Two Years of a Pandemic

1. Introduction by Dan Heischman
2. Reflection by Brandt Montgomery
3. Reflection by David Padilla
4. Reflection by Cheryl Adenekan

I vividly recall late February of 2020, at the NAIS conference in Philadelphia, where I crossed paths with numerous school people I knew, who shared with me the preparations their schools were making in case it was necessary to go virtual in the upcoming weeks. It sounded strange to me, at that point. Day by day, the Coronavirus was becoming more and more real to our country, and it gradually dawned upon me that life as we knew might well be interrupted.

Days later, NAES held its first diversity and inclusion conference in Baltimore, and, as it turned out, our last in-person event before the onslaught of the pandemic. Luckily, that conference went on without a hitch. The following week I returned to the office in New York and began to make some upcoming travel plans, as if what we were hearing about the pandemic was but a passing, short-lived issue.

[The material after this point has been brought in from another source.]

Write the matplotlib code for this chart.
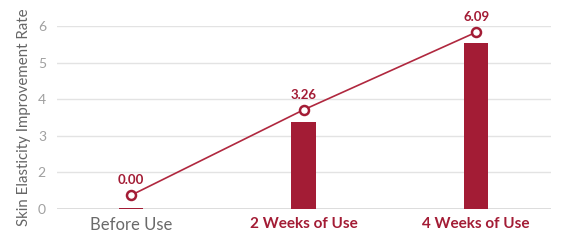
import numpy as np
import matplotlib
matplotlib.use("Agg")
import matplotlib.pyplot as plt

# data (in tick-label units; the axis skips "1")
categories = ["Before Use", "2 Weeks of Use", "4 Weeks of Use"]
bar_values = [0.06, 3.39, 5.53]
line_values = [0.75, 3.71, 5.83]
value_labels = ["0.00", "3.26", "6.09"]
y_ticks = [0, 2, 3, 4, 5, 6]

RED = "#A31C35"
LINE_RED = "#B0283F"
GRID = "#E3E3E3"
TICK = "#A0A0A0"

plt.rcParams["font.family"] = ["Lato", "DejaVu Sans"]

# piecewise axis: 0..2 takes one step, then one step per unit
def fwd(v):
    return np.interp(v, [0, 2, 10], [0, 1, 9])

def inv(v):
    return np.interp(v, [0, 1, 9], [0, 2, 10])

fig = plt.figure(figsize=(5.77, 2.41), dpi=100)
ax = fig.add_axes([0.0988, 0.1328, 0.8564, 0.7592])
ax.set_yscale("function", functions=(fwd, inv))

x = np.arange(len(categories))
ax.bar(x, bar_values, width=0.14, color=RED, zorder=2)
ax.plot(x, line_values, color=LINE_RED, lw=1.2, zorder=3, clip_on=False)
ax.scatter(x, line_values, s=42, facecolor="white", edgecolor=RED,
           linewidths=1.8, zorder=4, clip_on=False)
for xi, yi, lab in zip(x, line_values, value_labels):
    ax.annotate(lab, (xi, yi), xytext=(0, 6.5), textcoords="offset points",
                ha="center", va="bottom", fontsize=9.5, fontweight="bold",
                color=RED, annotation_clip=False)

ax.set_ylim(0, 6)
ax.set_xlim(-0.429, 2.435)
ax.set_yticks(y_ticks)
ax.set_yticklabels([str(t) for t in y_ticks])
ax.set_xticks(x)
ax.set_xticklabels(categories)
ax.grid(axis="y", color=GRID, lw=1.0, zorder=0)
ax.set_axisbelow(True)
ax.tick_params(axis="y", length=0, pad=8, labelsize=10, labelcolor=TICK)
ax.tick_params(axis="x", length=0, pad=6, labelsize=12)
for i, t in enumerate(ax.get_xticklabels()):
    if i == 0:
        t.set_color("#6A6A6A")
    else:
        t.set_color(RED)
        t.set_fontweight("bold")
        t.set_fontsize(11)
for s in ax.spines.values():
    s.set_visible(False)
ax.axhline(0, color="#D8D8D8", lw=1.2, zorder=1)

ax.set_ylabel("Skin Elasticity Improvement Rate", fontsize=10.8, color="#666666", labelpad=5)

fig.savefig("out.png", dpi=100)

Then, overnight, things changed.

So, too, our schools changed. Faculty received crash courses on virtual learning. The doors to our schools were closed. New norms regarding social distancing and at-home work and schooling structured our daily lives. What began with all of us pulling together, for the sake of the greater good, gradually splintered into political polarization. The murder of George Floyd, along with the inequities that surfaced during the time of virtual learning, ushered us into yet another pandemic, sitting alongside the first.

It has been two years since the beginning of the pandemic. It has left many exhausted, some bitter, even though we have made tremendous strides on both the health front as well as in our schools. Certainly it has left us changed forever.

As we make our way to the two-year mark, I asked three people—a head of an Episcopal school, a DEI director, and a chaplain—to offer their reflections on what we have learned, as well as still have to learn. I am very grateful that they have taken time, in the midst of their busy schedules, to give us a window into their—and our—experience.

The Rev. Daniel R. Heischman, D.D., is Executive Director of the National Association of Episcopal Schools.